Der endgültige und viel zu späte Nachtrag zum vortragreichen Kulturpolitischen Bundeskongress 2011

Die Grundsatzfrage, ob man so einen aufwändigen und wichtigen Kongress braucht, um die kulturpolitischen Menschen aus dem neunzehnten wenigstens ins zwanzigste Jahrhundert zu holen. Ich habe mich oft aufgeregt, nicht weil der Kongress nicht interessant gewesen wäre oder nicht die richtigen Themen angesprochen hätte, sondern weil er genau das war und tat und aber nicht weitergehen konnte, als sie anzusprechen, weil immer viel zu lange gebraucht wurde, ehe man die Themen überhaupt erst mal aus dem Nichts (nämlich aus dem Nichtwissen vieler der Teilnehmer) entwickelt werden musste. Das ist ja auch schon eine Leistung, Menschen, die sich sonst nicht mit solchen Fragen zu beschäftigen, mit der Nase darauf zu stoßen: Hier, das ist ein Thema. Aber da hört es halt noch nicht auf. Klar, wenn man die Themen vom Kongress mit nach Hause nimmt, kann man dort darüber nachdenken, und ich hoffe auch, ich bin nicht der einzige, der das tatsächlich macht, aber … dazu so ein Kongress? Vielleicht ist diese Vorstellung ja zu idealistisch, aber ich habe mir vorgestellt, das man die Themen auf den Kongress mitbringt und dort dann schaut, in welche Richtung man sie entwickeln kann. Das geschah nicht. Radikale Thesen waren immer höchstens Randbemerkungen, nie Ausgangspunkte für weiterführende Überlegungen. Ja, wahrscheinlich verändert das Netz die Gesellschaft. Ja, es ist schön, dass das angesprochen wurde, ja, es ist inspirierend, ja. Aber: Wie verändert sich den die Gesellschaft nun? Es bräuchte nicht mal allzu gewagte Prognosen, eine aktuelle Bestandsaufnahme würde ja schon Veränderungen offenlegen. Vielleicht sehe ich das zu pessimistisch und der Kongress ist halt wirklich nur dazu da, anzusprechen, was außerhalb des Kongresses dann genauer untersucht werden muss.
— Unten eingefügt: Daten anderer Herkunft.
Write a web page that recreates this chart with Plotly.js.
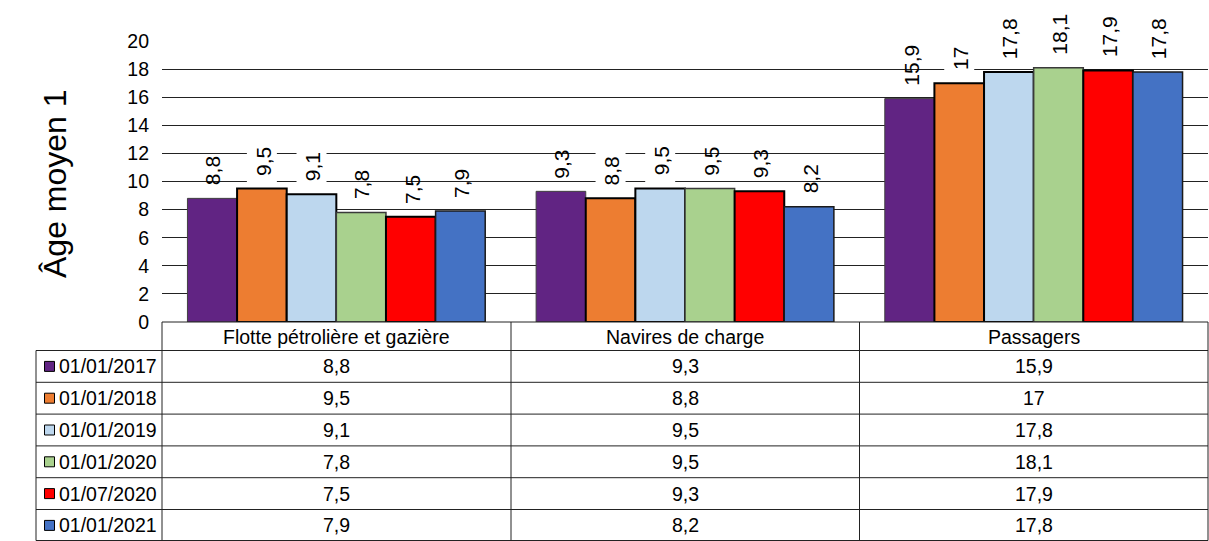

Vielleicht war ich halt auch einfach nicht das Publikum, auf das man sich eingestellt hatte und für die anderen Anwesenden war vieles doch schon sehr radikal, obwohl ich sagen muss, dass das ein Armutszeugnis wäre, und der Kongress dann kein zukunfstweisender war, wie man sich selbst auf die Fahnen geschrieben hatte, sondern ein Nachholkongress, ein Hinterherrennen der Kulturpolitik hinter der tatsächlichen Wirklichkeit der Kultur. Ich bin ein bisschen in der Stimmung, das zu einer Radikalthese hochzudenken und zu sagen, es gebe keine institutionalisierte Zukunftsentwicklung, sondern immer nur hilflose Versuche, das, was man als die Gegenwart erkannt zu haben meint, und das in Wirklichkeit schon längst wieder die Vergangenheit ist, in eine annähernd stabile Struktur zu fassen. Und vielleicht ist das auch gar nicht schlimm, vielleicht wäre alles andere schon zu viel verlangt, und dann wäre die einzige dringliche Forderung: Dass auch das Verlangsamen und Institutionalisieren und das vermeintliche Festschreiben eines vermeintlich lebbaren vermeintlichen Status Quo: schneller werden muss. Die Veränderungen sind so schnell, dass das kulturelle Backup, als das ich den institutionalisierten Kulturbetrieb nur noch betrachten kann, schneller werden muss, um nicht jede Nähe zur tatsächlichen Kultur endgültig zu verlieren und nur noch sich um sich selbst zu drehen. Ich glaube auch sogar, dass diese Beschleunigung ohne Weiteres möglich ist, wenn man nur davon abgeht, so zu tun, als müsse man Institutionen immer so organisieren, dass sie für die Ewigkeit festgemeißelt funktionieren können müssen. Die einzigen funktionierenden Ordnungen (denn dass es ohne Ordnungen geht, behaupte ich nicht) sind Übergangsordnungen.